In the event that the Company is unable to renounce CEE, effective on or prior to December 31, 2025, in favour of the purchasers of FT Shares in an aggregate amount not less than the gross proceeds raised from the issue of FT Shares, the Company will indemnify each purchaser of FT Shares for the additional taxes payable by such subscriber as a result of the Company’s failure to renounce the CEE as agreed.

The net proceeds received by the Company from the sale of HD Shares will be used for working capital and general corporate purposes.

The Offered Securities are subject to a statutory hold period until June 28, 2025. The Offering is subject to the final acceptance of the TSX Venture Exchange (the “TSX-V“).

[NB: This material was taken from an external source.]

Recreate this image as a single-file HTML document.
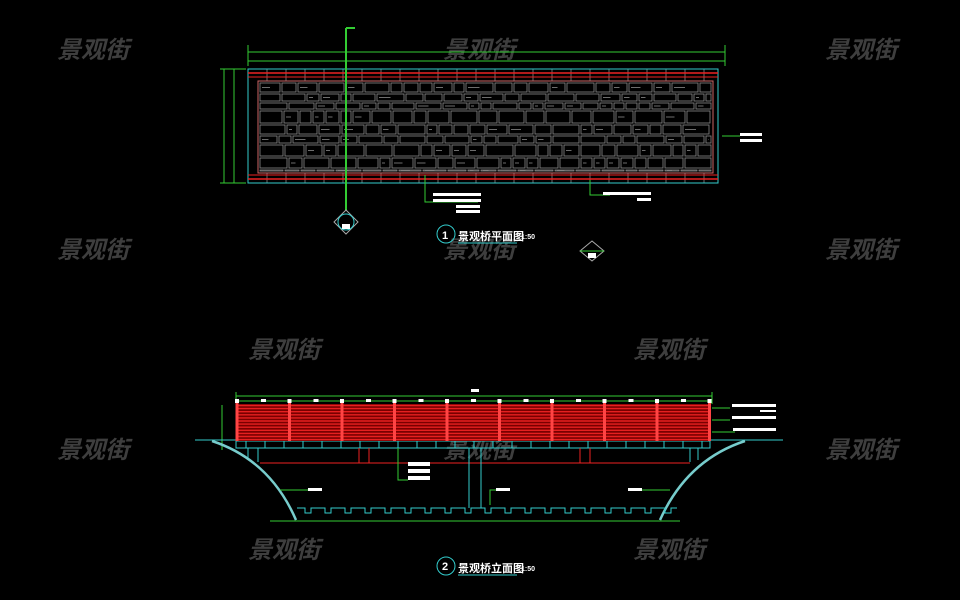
<!DOCTYPE html>
<html><head><meta charset="utf-8"><style>
html,body{margin:0;padding:0;background:#000;width:960px;height:600px;overflow:hidden}
svg{display:block}
.wm{font-family:"Liberation Sans","Noto Sans CJK SC",sans-serif;font-size:24px;font-weight:bold;font-style:italic;fill:#3e3e3e}
.t{font-family:"Liberation Sans","Noto Sans CJK SC",sans-serif;fill:#fff;font-weight:bold}
</style></head><body>
<svg id="s" width="960" height="600" viewBox="0 0 960 600" xmlns="http://www.w3.org/2000/svg">
<g class="wm">
<text x="57" y="58">景观街</text><text x="443" y="58">景观街</text><text x="825" y="58">景观街</text>
<text x="57" y="258">景观街</text><text x="443" y="258">景观街</text><text x="825" y="258">景观街</text>
<text x="248" y="358">景观街</text><text x="633" y="358">景观街</text>
<text x="57" y="458">景观街</text><text x="443" y="458">景观街</text><text x="825" y="458">景观街</text>
<text x="248" y="558">景观街</text><text x="633" y="558">景观街</text>
</g>
<g id="stones" stroke="#8a8a8a" stroke-width="0.8" fill="none"></g>
<g fill="none" stroke-width="1">
<rect x="248" y="69" width="470" height="114" stroke="#3cc" />
<line x1="248" y1="73" x2="718" y2="73" stroke="#e22" stroke-width="1.5"/>
<line x1="248" y1="77" x2="718" y2="77" stroke="#e22"/>
<line x1="248" y1="175" x2="718" y2="175" stroke="#e22"/>
<line x1="248" y1="179" x2="718" y2="179" stroke="#e22" stroke-width="1.5"/>
<rect x="258" y="81" width="455" height="92" stroke="#c66"/>
<g stroke="#3c3">
<line x1="248" y1="52" x2="725" y2="52"/><line x1="248" y1="61" x2="725" y2="61"/>
<line x1="248" y1="45" x2="248" y2="66"/><line x1="725" y1="45" x2="725" y2="66"/>
<line x1="224" y1="69" x2="224" y2="183"/><line x1="234" y1="69" x2="234" y2="183"/>
<line x1="220" y1="69" x2="246" y2="69"/><line x1="220" y1="183" x2="246" y2="183"/>
<line x1="346" y1="28" x2="346" y2="210" stroke-width="2"/><line x1="346" y1="28" x2="355" y2="28" stroke-width="2"/>
<polyline points="425,175 425,202 478,202"/>
<polyline points="590,180 590,195 610,195"/>
<line x1="722" y1="136" x2="740" y2="136"/>
</g>
</g>
<g fill="#fff">
<rect x="433" y="193" width="48" height="3"/><rect x="433" y="199" width="48" height="3"/><rect x="456" y="205" width="24" height="3"/><rect x="456" y="210" width="24" height="3"/>
<rect x="603" y="192" width="48" height="3"/><rect x="637" y="198" width="14" height="3"/>
<rect x="740" y="133" width="22" height="3"/><rect x="740" y="139" width="22" height="3"/>
</g>
<polygon points="346,210 358,222 346,234 334,222" fill="none" stroke="#aaa"/>
<circle cx="346" cy="222" r="8" fill="none" stroke="#3cc"/><rect x="342" y="224" width="8" height="5" fill="#fff"/>
<circle cx="446" cy="234" r="9" fill="none" stroke="#3cc"/>
<text x="442" y="239" class="t" font-size="11">1</text>
<text x="458" y="240" class="t" font-size="11">景观桥平面图</text><text x="521" y="239" class="t" font-size="7">1:50</text>
<line x1="458" y1="243" x2="517" y2="243" stroke="#3cc"/>
<polygon points="592,241 604,251 592,261 580,251" fill="none" stroke="#aaa"/><line x1="580" y1="251" x2="604" y2="251" stroke="#3c3"/><rect x="588" y="253" width="8" height="5" fill="#fff"/>
<g fill="none" stroke-width="1">
<line x1="236" y1="396" x2="712" y2="396" stroke="#3c3"/>
<line x1="236" y1="401" x2="712" y2="401" stroke="#3c3"/>
<line x1="236" y1="392" x2="236" y2="404" stroke="#3c3"/><line x1="712" y1="392" x2="712" y2="404" stroke="#3c3"/>
<line x1="222" y1="405" x2="222" y2="450" stroke="#3c3"/>
<line x1="195" y1="440" x2="783" y2="440" stroke="#3cc"/>
<rect x="236" y="441" width="474" height="7" stroke="#3cc"/>
<line x1="246" y1="448" x2="700" y2="448" stroke="#3cc"/>
<line x1="248" y1="448" x2="248" y2="460" stroke="#3cc"/><line x1="258" y1="448" x2="258" y2="462" stroke="#3cc"/>
<line x1="690" y1="448" x2="690" y2="462" stroke="#3cc"/><line x1="698" y1="448" x2="698" y2="460" stroke="#3cc"/>
<line x1="260" y1="463" x2="690" y2="463" stroke="#e22"/>
<line x1="359" y1="448" x2="359" y2="463" stroke="#e22"/><line x1="369" y1="448" x2="369" y2="463" stroke="#e22"/>
<line x1="580" y1="448" x2="580" y2="463" stroke="#e22"/><line x1="590" y1="448" x2="590" y2="463" stroke="#e22"/>
<line x1="469" y1="448" x2="469" y2="508" stroke="#3cc"/><line x1="481" y1="448" x2="481" y2="508" stroke="#3cc"/>
<path d="M212,441 Q270,460 296,520" stroke="#7cc" stroke-width="2.5"/>
<path d="M745,441 Q687,460 660,520" stroke="#7cc" stroke-width="2.5"/>
<path id="cren" stroke="#3cc"/>
<line x1="270" y1="521" x2="680" y2="521" stroke="#3c3"/>
<g stroke="#3c3">
<polyline points="398,448 398,480 408,480"/><polyline points="280,490 308,490"/><polyline points="490,505 490,490 510,490"/><polyline points="670,490 628,490"/>
<line x1="712" y1="408" x2="730" y2="408"/><line x1="712" y1="420" x2="730" y2="420"/><line x1="712" y1="432" x2="735" y2="432"/>
</g>
</g>
<g id="panel"></g>
<g fill="#fff">
<rect x="408" y="462" width="22" height="4"/><rect x="408" y="469" width="22" height="4"/><rect x="408" y="476" width="22" height="4"/>
<rect x="308" y="488" width="14" height="3"/><rect x="496" y="488" width="14" height="3"/><rect x="628" y="488" width="14" height="3"/>
<rect x="732" y="404" width="44" height="3"/><rect x="760" y="410" width="16" height="2"/><rect x="732" y="416" width="44" height="3"/><rect x="733" y="428" width="43" height="3"/>
<rect x="471" y="389" width="8" height="3"/>
</g>
<circle cx="446" cy="566" r="9" fill="none" stroke="#3cc"/>
<text x="442" y="570" class="t" font-size="11">2</text>
<text x="458" y="572" class="t" font-size="11">景观桥立面图</text><text x="521" y="571" class="t" font-size="7">1:50</text>
<line x1="458" y1="575" x2="517" y2="575" stroke="#3cc"/>
</svg>
<script>
var ns="http://www.w3.org/2000/svg";
function el(p,t,a){var e=document.createElementNS(ns,t);for(var k in a)e.setAttribute(k,a[k]);p.appendChild(e);return e;}
var st=document.getElementById("stones"),seed=7;
function r(){seed=(seed*9301+49297)%233280;return seed/233280;}
for(var y=82;y<171;){var h=8+Math.floor(r()*7);if(y+h>172)h=172-y;for(var x=259;x<712;){var w=12+Math.floor(r()*18);if(x+w>712)w=712-x;if(w>2&&h>2){el(st,"rect",{x:x+1,y:y+1,width:w-2,height:h-2});if(r()<0.4)el(st,"line",{x1:x+3,y1:y+h/2,x2:x+w/2,y2:y+h/2});}x+=w;}y+=h;}
for(var x=248;x<718;x+=19){el(st,"line",{x1:x,y1:69,x2:x,y2:81,stroke:"#888"});el(st,"line",{x1:x,y1:173,x2:x,y2:183,stroke:"#888"});}
var p=document.getElementById("panel");
el(p,"rect",{x:237,y:404,width:473,height:37,fill:"#7a0000"});
for(var i=0;i<12;i++){el(p,"line",{x1:237,y1:405.5+i*3.1,x2:710,y2:405.5+i*3.1,stroke:"#e62020","stroke-width":1.4});}
for(var i=0;i<10;i++){var x=237+i*52.5;el(p,"rect",{x:x-1.5,y:403,width:3,height:38,fill:"#f44"});el(p,"rect",{x:x-2,y:399,width:4,height:4,fill:"#fff"});if(i<9)el(p,"rect",{x:x+24,y:399,width:5,height:3,fill:"#fff"});}
for(var x=246;x<710;x+=19)el(p,"line",{x1:x,y1:441,x2:x,y2:448,stroke:"#3cc"});
var d="M297,508";for(var x=297;x<658;x+=20){d+=" L"+(x+8)+",508 L"+(x+8)+",513 L"+(x+14)+",513 L"+(x+14)+",508 L"+(x+20)+",508";}
document.getElementById("cren").setAttribute("d",d);
</script>
</body></html>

The securities referred to in this press release have not been registered under the U.S. Securities Act of 1933, as amended, and may not be offered or sold in the United States absent registration or an applicable exemption from the registration requirements. This press release shall not constitute an offer to sell or the solicitation of an offer to buy nor shall there be any sale of the securities in any State in which such offer, solicitation or sale would be unlawful.

About Power Metallic Mines Inc.

Power Metallic is a Canadian exploration company focusing on developing the High-Grade Nickel Copper PGM, Gold and Silver Nisk project into potentially Canada’s next poly metallic mine.

On February 1, 2021, Power Metallic (then called Chilean Metals) completed the acquisition of its option to acquire up to 80% of the Nisk project from Critical Elements Lithium Corp.

The NISK property comprises a large land position (20 kilometres of strike length) with numerous high-grade intercepts. Power Metallic is focused on expanding the high-grade nickel-copper PGM, Gold and Silver mineralization with a series of drill programs designed to test the initial Nisk discovery zone, the Lion discovery zone and to explore the land package for adjacent potential poly metallic deposits.